Personal Growth

From Celebration to Complexity – Rethinking Canada Day


What I’ve learned, unlearned, and am still unpacking.

Canada Day used to feel simple. It was a day to celebrate, an automatic excuse to gather, be grateful, and take pride in the place I call home. And to be clear, I still do feel proud. But now, that pride coexists with something deeper, REFLECTION.

It was about ten years ago, and my girlfriend, an academic in social justice, told me she no longer celebrates Canada Day. I recall thinking at the time that she seemed dramatic. [Insert judgy eye role here]

I didn’t say it out loud, but I dismissed it in my head. [Insert judgment, no curiosity]. No desire to understand or unpack with her. I just chalked it up to her finishing her Master’s, leveraging her recency bias, and being overdramatic. ☹

The truth is, I didn’t hold space for her, I wasn’t curious, I was annoyed. I didn’t understand how someone could not want to celebrate a day that had always felt so unifying.

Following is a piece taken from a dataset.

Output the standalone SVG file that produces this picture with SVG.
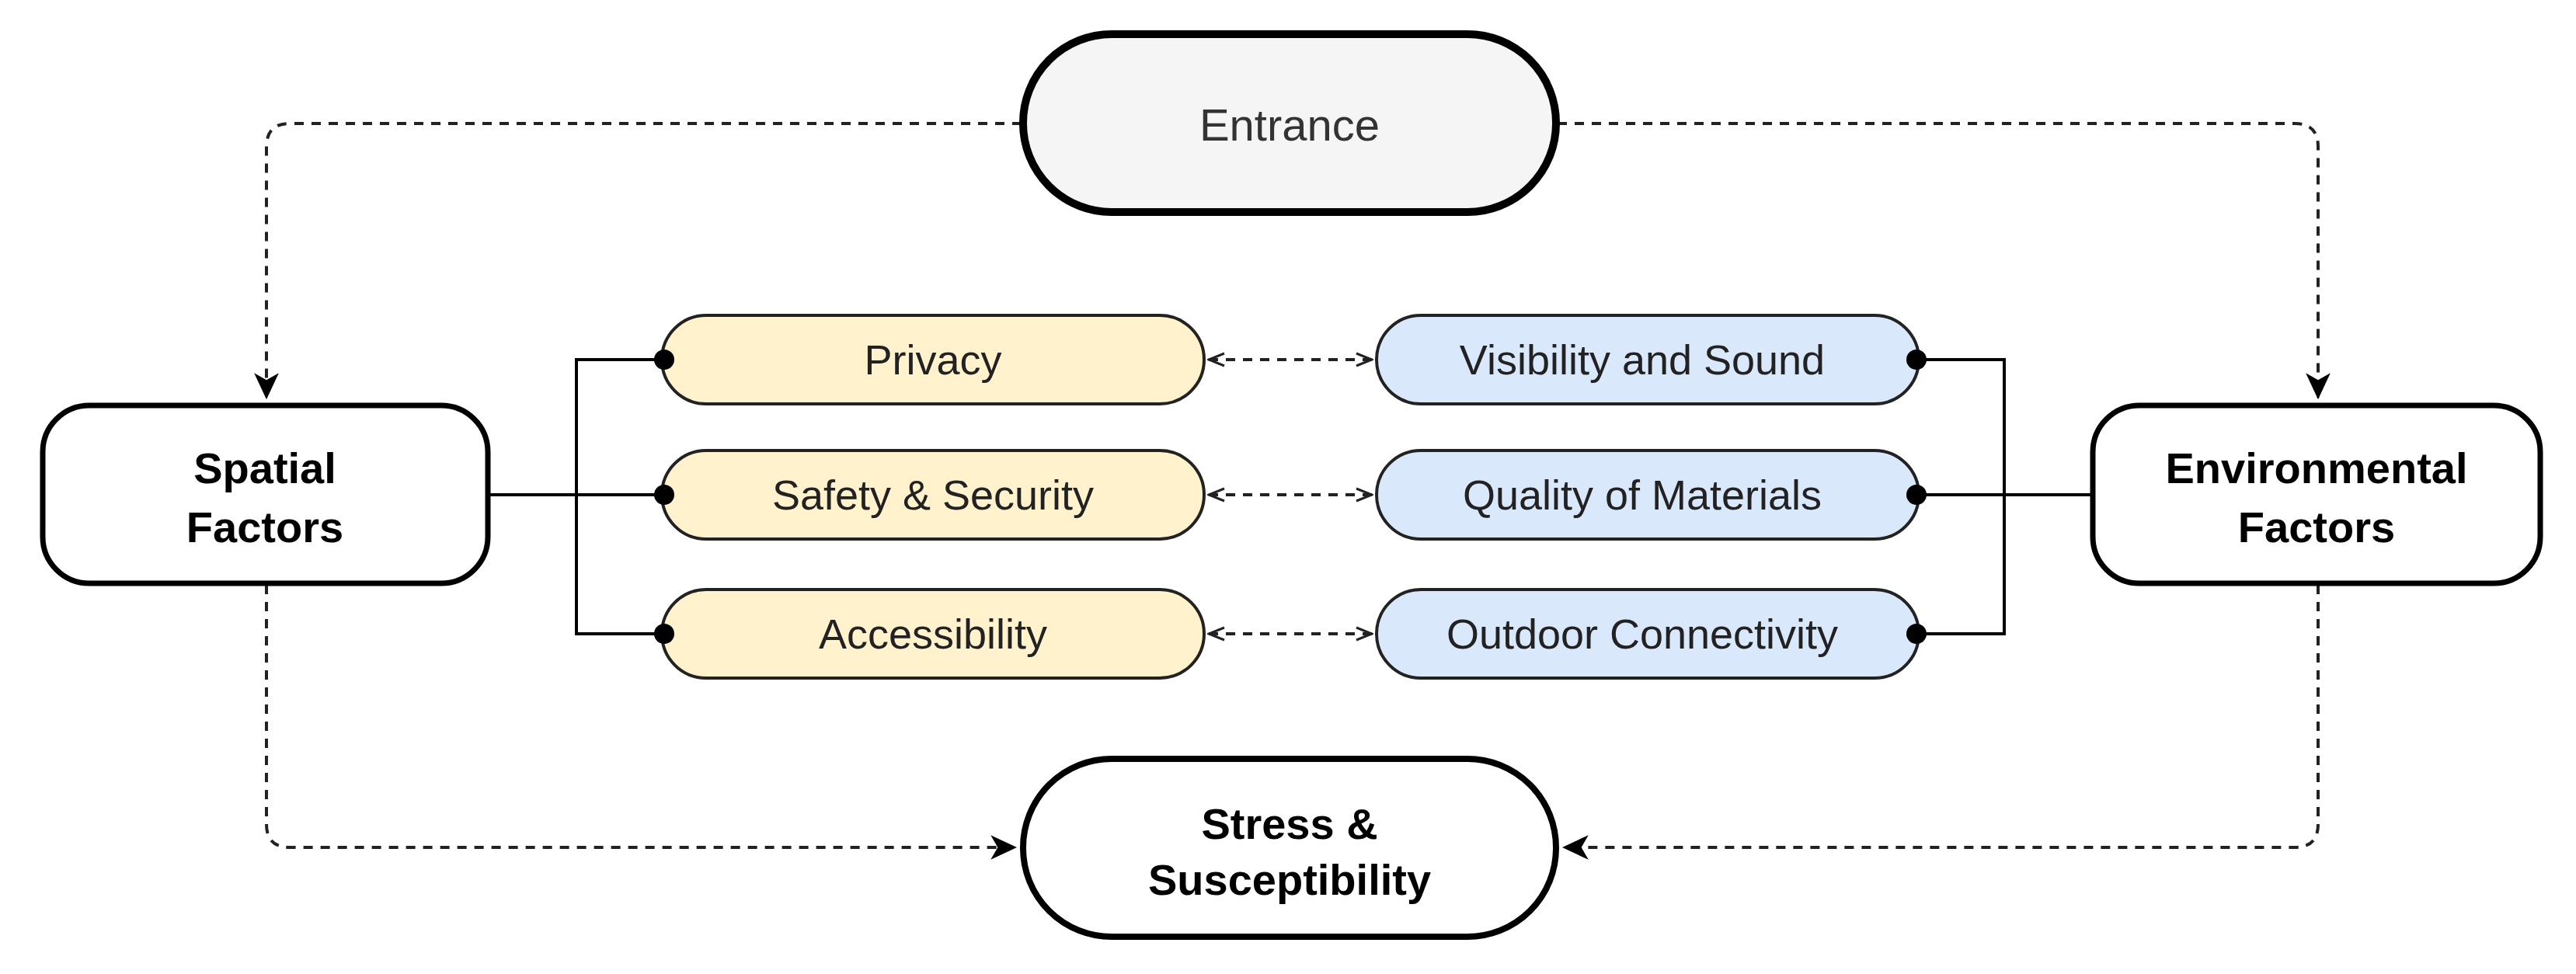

How could she possibly miss an opportunity to come together and celebrate? I took it personally and felt unimportant to her. Unbelievably selfish thinking on my part. Dear Lord.

Through deeper conversations and a willingness to sit with discomfort, I started to understand her perspective, and now, I feel it too.
 

A growing awareness of a deeper truth

There is a collision. On one hand, I am proud to be Canadian. I am deeply grateful for the life I have here. On the other hand, the more I learned about colonization, residential schools, and the intergenerational trauma Indigenous peoples continue to carry, the harder it is to celebrate without reflection.

I cannot even say I didn’t learn about this in school. I did. But I was young. Self-absorbed. The plane didn’t land. It all felt distant, academic, and abstract. A history lesson that didn’t connect to real people or real pain. I didn’t grasp the intergenerational impact of residential schools, the systemic barriers that still exist, or how colonialism isn’t just a chapter in the past—it’s still playing out. That was my immaturity. That was my privilege. That was my blind spot.
 

Recognizing the weight of the day

After some careful reflection and a deeper dive in learning, I began to understand the weight behind her words. And I realized that while Canada Day may bring feelings of celebration for many, for others, especially Indigenous peoples, it represents something entirely different.

A reminder of colonization. Of erasure. Of a history that includes trauma, displacement, and deep injustice.

And with that understanding comes the collision. On one hand, I am proud to be Canadian. I am grateful for the freedoms and opportunities I had and still have.

On the other hand, I know that those same freedoms have not been equally experienced by everyone who calls this land home. That’s the hard truth.
 

Choosing to hold both pride and reflection

So this year, like the last few years, I will still celebrate. But I will also reflect. I’ll make space for the whole story. I will lean into gratitude and sorrow. I will celebrate with a deep appreciation for our Indigenous community. I am humble. I am thankful. I am sorry.
 

Resources for deeper learning

Here are a few resources that helped me get here, and my hope is that others will join me on this learning journey. We need to learn and unlearn.

 

A final reflection

Canada Day can be a moment of both pride and reckoning. Let’s allow space for both. Let’s celebrate with humility. Let’s keep learning. And let’s lead with curiosity instead of judgment, something I wish I had done earlier.

Happy Canada Day.
May we honour the whole truth of what it means to be Canadian.